Prominent Russians: Kira Plastinina
Kira Plastinina, the world’s youngest fashion designer who opened her first boutique when she was just 14, is one of the most disputed fashion figures in Russia. Fans of her clothing argue that she’s brought a breath of fresh air to the industry while critics claim it’s her rich father’s money rather than her talent that keeps the brand going.
Kira is the daughter of Sergey Plastinin, a millionaire businessman who owns a number of consumer goods companies – from dairy products to clothing store chains. He is the sole investor in the Kira Plastinina brand and the financial force behind his daughter’s collections. Plastinina says business is not her thing; she’s all art and money matters are ruled by her father.
Little Kira started sketching clothes as a child. She learned to sew and created hundreds of outfits for her dolls. In 2006 her father hired a team of professionals to create and promote his daughter’s own clothing line. Kira’s first official presentation as a fashion designer with her own collections and first shop in Moscow took place in March 2007. Media reports say the start-up cost the businessman 35 million dollars, an investment that has proven quite successful.
In 2007 young Kira also became the official style designer for the Russian version of “Pop Idol: Season 7.” Shops under her name began opening across Russia, Ukraine and Kazakhstan, and today they number almost one hundred. Kira also produces
shoes, accessories and has her own signature scent on the shelves of her laid-back boutiques where girls can leaf through fashion magazines stretched out on a sofa or have chocolate while trying on outfits.
Kira became the youngest fashion designer to take part in an international fashion week – first in Moscow, then in Milan. According to rumors two million dollars were paid to Paris Hilton to attend the grand show in Moscow and pretend to be Kira’s best friend. The American A-lister posed for pictures with the teenaged Russian designer and even bought some items from her new boutique, praising their creativity and quality. The well-paid friendship was short-lived however; in 2009 during the Milan Fashion Week the heiress of the Hilton Empire did not even say hello to Kira.
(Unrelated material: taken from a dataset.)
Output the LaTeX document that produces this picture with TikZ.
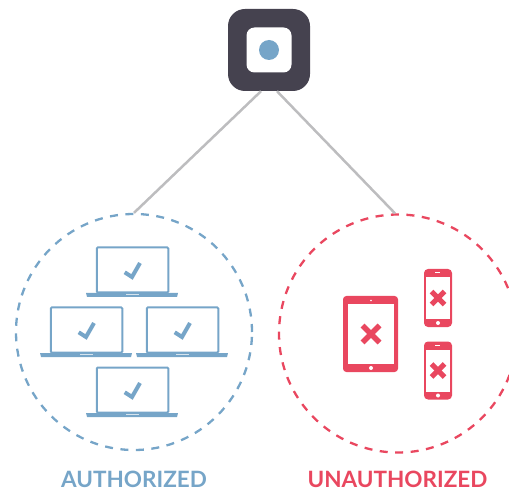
\documentclass[tikz,border=0pt]{standalone}
\usepackage{fontspec}
\setmainfont{Lato}
\usepackage{tikz}
\definecolor{hubdark}{HTML}{45424F}
\definecolor{authblue}{HTML}{76A5C8}
\definecolor{unauthred}{HTML}{E9475F}
\definecolor{linkgrey}{HTML}{BDBDBF}
\tikzset{
  zone/.style={circle,draw,line width=2.3pt,dash pattern=on 8pt off 7.5pt,inner sep=0pt},
  link/.style={draw=linkgrey,line width=2.5pt},
  zonelabel/.style={font=\fontsize{22.5}{23}\selectfont\bfseries,inner sep=0pt,anchor=base},
}

\begin{document}
\begin{tikzpicture}[x=1pt,y=-1pt]
  \newcommand{\laptopicon}[3]{
    \node (#1) at (#2+36.5,#3+23) [draw=authblue,line width=2pt,rounded corners=1pt,
      minimum width=71.5pt,minimum height=45pt,inner sep=0pt] {};
    \fill[authblue] (#2-10,#3+46) -- (#2+82,#3+46) -- (#2+81,#3+50) -- (#2-9,#3+50) -- cycle;
    \fill[white!70!authblue] (#2+30,#3+46.6) rectangle (#2+43,#3+47.8);
    \draw[authblue,line width=4pt] (#2+28.7,#3+25.3) -- (#2+36,#3+30) -- (#2+44,#3+16);
  }
  \newcommand{\crossicon}[4]{
    \draw[unauthred,line width=#4] (#1-#3,#2-#3) -- (#1+#3,#2+#3);
    \draw[unauthred,line width=#4] (#1-#3,#2+#3) -- (#1+#3,#2-#3);
  }
  \newcommand{\phoneicon}[3]{
    \node (#1) at (#2,#3) [fill=unauthred,rounded corners=4pt,
      minimum width=28pt,minimum height=58pt,inner sep=0pt] {};
    \fill[white] (#2-12,#3-21) rectangle (#2+11.5,#3+21);
    \fill[white] (#2+2,#3-25.6) rectangle (#2-3,#3-25);
    \fill[white] (#2,#3+25) circle (2pt);
    \crossicon{#2}{#3}{6.5}{5pt}
  }

  \useasboundingbox (0,0) rectangle (509,489);

  % hub
  \node (hub) at (269,50) [fill=hubdark,rounded corners=17pt,minimum size=82pt,inner sep=0pt] {};
  \node (hubinner) at (269,50) [fill=white,rounded corners=8pt,minimum size=45pt,inner sep=0pt] {};
  \node (hubdot) at (269,50) [circle,fill=authblue,minimum size=20pt,inner sep=0pt] {};

  % zones
  \node (authzone) at (134,332) [zone,draw=authblue,minimum size=236pt] {};
  \node (unauthzone) at (398,333.5) [zone,draw=unauthred,minimum size=238pt] {};
  \draw[link] (hub.-101) -- (authzone.north);
  \draw[link] (hub.-79) -- ([xshift=-3pt]unauthzone.north);

  % authorized laptops
  \laptopicon{laptoptop}{96}{247}
  \laptopicon{laptopleft}{50}{307}
  \laptopicon{laptopright}{146}{307}
  \laptopicon{laptopbottom}{96}{367}

  % unauthorized devices
  \node (tablet) at (370.5,334) [draw=unauthred,line width=1pt,fill=unauthred,rounded corners=3pt,
    minimum width=54pt,minimum height=75pt,inner sep=0pt] {};
  \fill[white] (348,304) rectangle (394,364);
  \fill[white] (371,368) circle (2pt);
  \fill[white] (371,300.5) circle (0.8pt);
  \crossicon{371}{334}{8.5}{5.5pt}
  \phoneicon{phonetop}{438}{298}
  \phoneicon{phonebottom}{438}{370.5}

  % labels
  \node (authlabel) at (134,487.5) [zonelabel,text=authblue] {AUTHORIZED};
  \node (unauthlabel) at (397.5,487.5) [zonelabel,text=unauthred] {UNAUTHORIZED};
\end{tikzpicture}
\end{document}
In 2008 Plastinina opened a shop in New York but it closed within a year “due to the financial crisis.” That same year PacSun (Pacific Sunwear of California), a major clothing producer that sells an American brand called Kirra filed a lawsuit against the Russian designer demanding she be prohibited from using her name as it is very similar to the brand they have
had on the market for 15 years. A top Russian attorney has been hired to represent Plastinina in court in the US and the verdict is expected in the summer of 2010.
The young designer, who now attends a Milanese fashion institute, has a large professional team working for her. She outlines her ideas for new collections, then dress cutters and fitters work out the details and create patterns. Kira Plastinina clothes are produced in China, but from high quality Italian textiles. She says, “All my dresses, pants and tees are made only from quality cloth. They do not rip, do not wear out, do not stretch. If you do not rip, tear or stretch them on purpose, of course.
I wear my own clothing with pleasure, actually. Where else can you find such cool tees with prints, bright jackets and skirts of unusual cut - and all for an affordable price and with a new collection every two months? I don’t know any other such place!”
The average price of an article of clothing in a Kira Plastinina shop is 30 to 50 dollars. The designer calls her style “art-glamour-sporty-casual.” Her productions are often bright, extravagant outfits for teenage consumers that cannot afford Zara and want to stand out in a crowd. The names of her collections speak for themselves: “Hip-Hop Girl,” “Glam Punk,” “Sweet Grunge,” “Love.” Some critics say Kira does not have a recognizable single style that is characteristic of a true fashion professional. Others say she
gave the market what it was missing – a line of fun, original, bright clothing with a bit of coquette and a bit of emo for teenage fashionistas. And business is thriving.